Kraken database - MeryemAk/dRNASeq GitHub Wiki
Downloading the Vaginal Microbiome Genome Collection database
The Vaginal Microbiome Genome Collection (VMGC) is a comprehensive reference genome resource focused on the human vaginal microbiome. This collection contains over 33,000 genomes from various microbial groups, including prokaryotes, fungi, and viruses. For this guide, we will specifically cover downloading the prokaryotic database, which consists of 786 genomes.
Source Repositories
- GitHub Repository: VMGC
- Dataset Download: Zenodo Record
Get started
1. Create a kraken directory
Move into the dRNASeq directory and create a new directory called 7.kraken, move into the folder.
cd $HOME/dRNASeq
mkdir 7.kraken
cd 7.kraken
2. Download the Kraken database
Download the VMGC Kraken dataset inside the newly created 7.kraken folder.

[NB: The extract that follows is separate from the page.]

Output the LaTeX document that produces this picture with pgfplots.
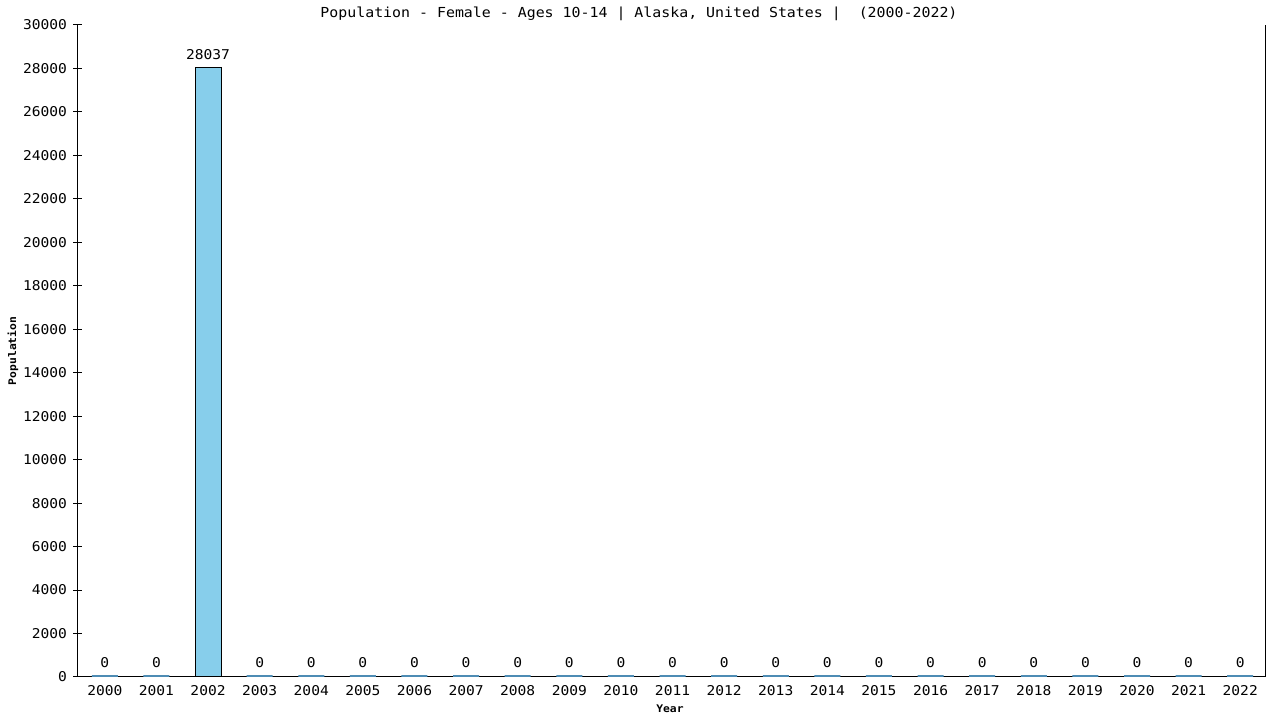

This takes ±8 minutes to download.
wget --content-disposition https://zenodo.org/records/10457006/files/VMGC_prokaryote_SGB_KrakenDB.tar.gz?download=1
Note: if the link doesn't work, navigate to Zenodo and choose
VMGC_prokaryote_SGB_KrakenDB.tar.gz
3. Extract the database
After downloading, extract the database. This should only take a few minutes.
tar -xvf VMGC_prokaryote_SGB_KrakenDB.tar.gz
4. Structure of the database
The database includes the following files:
VMGC_prokaryote_SGB_KrakenDB/
├── database150mers.kmer_distrib
├── database150mers.kraken
├── database.kraken
├── hash.k2d
├── library
│ └── added
│ ├── nFPH00iyWZ.fna
│ ├── nFPH00iyWZ.fna.masked
│ ├── prelim_map.txt
│ └── prelim_map_ZLPtIxoxoZ.txt
├── opts.k2d
├── seqid2taxid.map
├── taxo.k2d
└── taxonomy
├── db.accession2taxid
├── names.dmp
├── nodes.dmp
└── prelim_map.txt
Additional Notes
- Make sure you have sufficient storage space before downloading (±2GB).
- Ensure a stable internet connection to prevent incomplete downloads.
- For more details on the database, refer to the official VMGC Nature article.